Douglas worked with a man who owned a clothing store in the gay section of Houston. He cleared many aspects of the business but still didn’t have a handle on why it was not succeeding. Finally he asked the owner about his customers.

“Oh, they’re all right, except for those guys,” the clothing store owner replied with a swish of his wrist to indicate the sexual orientation of most of his customers. (Who buys men’s clothes? Gay men, and women for their husbands. Do women shopping for their husbands go into the gay section of town? Not too often!)

“Do you flirt with women?” Douglas asked the shop owner.

“Yes, if my wife’s not around,” he replied.

“Then you can learn to flirt with your customers, too,” said Douglas. “You have to learn to flirt with them to receive their money. It doesn’t mean you have to copulate with them.” He taught the business owner how to flirt with gay men, and his business improved dynamically. Flirting is receiving sexual energy from someone, which makes it possible to also receive their money.

Sometimes other people’s judgments can work in your favor if you’re willing to receive them without judging their judgments. A sterling example of this is the judgment of others that you are rich or have too much money. How can this be?

Someone who judges is sure that they’re right. Judgment could even be seen as the determination to prove your point of view correct and that you are right no matter what. The person judging wants to prove that they’re right— that you have too much money. They put all kinds of energy into making that judgment a reality. Aren’t they working for you when they do that?

Douglas once received a call from a woman who was organizing classes for him in New Zealand. She was upset because another woman there was discouraging people from going to an advanced workshop in Costa Rica because she “didn’t want Gary and Dain to have too much money.” The caller was concerned that this would damage attendance at the workshop.

Absolutely the opposite was true, Douglas assured his organizer. The more the second woman judged that he and Dain were making too much money, the more energy she was contributing to their actually having too much money!

It’s in your best interests for others to judge you as being rich or having too much money. Would you be willing to invite it?

Curiously, form, structure, and significance (as discussed in the article immediately preceding this one in this series) are actually judgments about what something should look like. How often do we have the judgment about what the things we’re asking for should look like? That form and structure we expect is actually a limitation in itself. “It never looks like you think it’s going to look,” observes Dr. Dain Heer, Douglas’s business partner and co-developer of Access Consciousness™.

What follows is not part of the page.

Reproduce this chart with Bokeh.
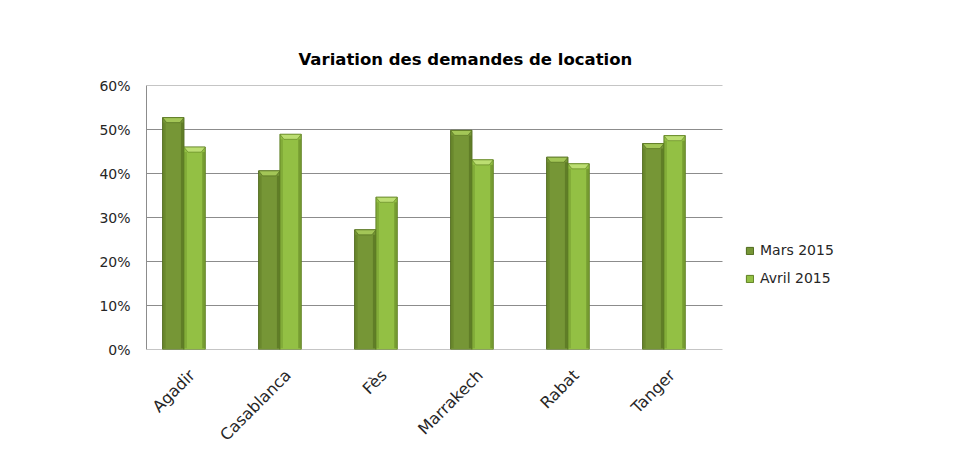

Whatever we’re asking for is presumably something we don’t believe we have. The only reason we don’t have everything we’d like is that we have areas in which we are unconscious. So when we are asking for something greater, we’re asking for something that’s more conscious, from a place of lesser consciousness. How can we know what that more-conscious situation is from our position of less consciousness? It’s impossible! It’s like the old saying, “You can’t get there from here.”

Yet how often do we ask for something, only to refuse it when it shows up as something totally different than what we thought it would look like? The universe always sends us what we ask for. It never looks the way we thought it would look, and the timing is variable. Concluding and judging that what shows up is no good also creates a limitation in what can show up.

If you say “It’s not working!” just because it doesn’t show up as you thought it would, when you thought it would, you stop the universe’s creation to you. The universe hears your conclusion and sends what you’ve been asking for to someone who’s more willing to receive, live in the question, and not judge the outcome of what you’ve asked for. Much better to say, “That didn’t turn out like I expected, what’s it going to take for even more to show up?” The best way to get out of judgment is to ask a question, as questions that are truly questions, preclude judgment.

Would you really like to change your financial reality? Giving up your judgment of yourself, others, and money would be a great way to start. What else do you suppose it might change in your life?